Problem Description¶
Currently if a compute node has a hardware failure or a kernel panic all the instances that were running on the node, will be gone and manual intervention is needed to resurrect these instances on another compute node.
Proposed Change¶
Overview¶
The proposed change would be to add a few additional puppet-tripleo profiles that would help us configure the pacemaker resources needed for instance HA. Unlike in previous iterations we won’t need to move nova-compute resources under pacemaker’s management. We managed to achieve the same result without touching the compute nodes (except by setting up pacemaker_remote on the computes, but that support exists already)
Alternatives¶
There are a few specs that are modeling host recovery:
Host Recovery - https://review.openstack.org/#/c/386554/ Instances auto evacuation - https://review.openstack.org/#/c/257809
The first spec uses pacemaker in a very similar way but is too new and too high level to really be able to comment at this point in time. The second one has been stalled for a long time and it looks like there is no consensus yet on the approaches needed. The longterm goal is to morph the Instance HA deployment into the spec that gets accepted. We are actively working on both specs as well. In any case we have discussed the long-term plan with SuSe and NTT and we agreed on a long-term plan of which this spec is the first step for TripleO.
Security Impact¶
No additional security impact.
Other End User Impact¶
End users are not impacted except for the fact that VMs can be resurrected automatically on a non-failed compute node.
Performance Impact¶
There are no performance related impacts as compared to a current deployment.
Other Deployer Impact¶
So this change does not affect the default deployments. What it does it adds a boolean and some additional profiles so that a deployer can have a cloud configured with Instance HA support out of the box.

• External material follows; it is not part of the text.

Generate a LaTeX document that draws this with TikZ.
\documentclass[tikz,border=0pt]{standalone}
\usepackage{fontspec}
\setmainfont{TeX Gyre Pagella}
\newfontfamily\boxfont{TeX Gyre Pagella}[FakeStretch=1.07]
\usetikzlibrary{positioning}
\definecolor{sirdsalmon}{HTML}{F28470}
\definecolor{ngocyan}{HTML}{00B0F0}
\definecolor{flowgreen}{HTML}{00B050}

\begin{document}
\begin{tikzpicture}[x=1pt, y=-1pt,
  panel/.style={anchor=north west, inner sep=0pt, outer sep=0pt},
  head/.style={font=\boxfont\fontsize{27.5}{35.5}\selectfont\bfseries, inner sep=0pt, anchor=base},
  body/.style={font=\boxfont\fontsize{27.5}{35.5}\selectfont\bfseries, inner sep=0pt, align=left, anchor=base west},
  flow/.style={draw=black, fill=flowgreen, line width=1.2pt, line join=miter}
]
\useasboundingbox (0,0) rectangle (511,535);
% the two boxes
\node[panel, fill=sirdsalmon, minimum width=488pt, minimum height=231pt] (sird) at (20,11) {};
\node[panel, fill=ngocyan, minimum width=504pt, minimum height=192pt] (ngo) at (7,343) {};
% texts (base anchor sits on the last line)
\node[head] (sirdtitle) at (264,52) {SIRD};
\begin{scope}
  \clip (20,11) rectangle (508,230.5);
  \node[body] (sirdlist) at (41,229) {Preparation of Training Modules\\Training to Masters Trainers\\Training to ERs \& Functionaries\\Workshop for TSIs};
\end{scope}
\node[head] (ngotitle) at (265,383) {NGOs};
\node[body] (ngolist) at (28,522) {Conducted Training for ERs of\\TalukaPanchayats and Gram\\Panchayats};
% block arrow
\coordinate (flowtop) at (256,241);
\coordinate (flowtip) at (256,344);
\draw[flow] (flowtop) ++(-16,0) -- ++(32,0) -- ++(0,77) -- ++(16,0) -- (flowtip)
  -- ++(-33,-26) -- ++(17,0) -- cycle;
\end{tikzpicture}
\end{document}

One top-level parameter to enable the Instance HA deployment
Although fencing configuration is already currently supported by tripleo, we will need to improve bits and pieces so that we won’t need an extra command to generate the fencing parameters.
Upgrades will be impacted by this change in the sense that we will need to make sure to test them when Instance HA is enabled.
Developer Impact¶
No developer impact is planned.
Implementation¶
Assignee(s)¶
- Primary assignee:
michele
- Other contributors:
cmsj, abeekhof
Work Items¶
Make the fencing configuration fully automated (this is mostly done already, we need oooq integration and some optimization)

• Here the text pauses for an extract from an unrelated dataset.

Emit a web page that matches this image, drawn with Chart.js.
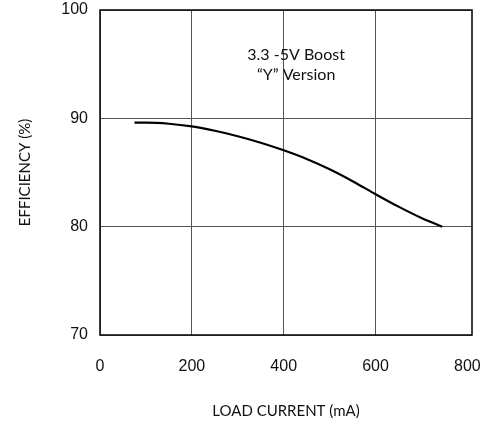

Add the logic and needed resources on the control-plane
Test the upgrade path when Instance HA is configured
Testing¶
Testing this manually is fairly simple:
Deploy with Instance HA configured and two compute nodes
Spawn a test VM
Crash the compute node where the VM is running
Observe the VM being resurrected on the other compute node
Testing this in CI is doable but might be a bit more challenging due to resource constraints.
Documentation Impact¶
A section under advanced configuration is needed explaining the deployment of a cloud that supports Instance HA.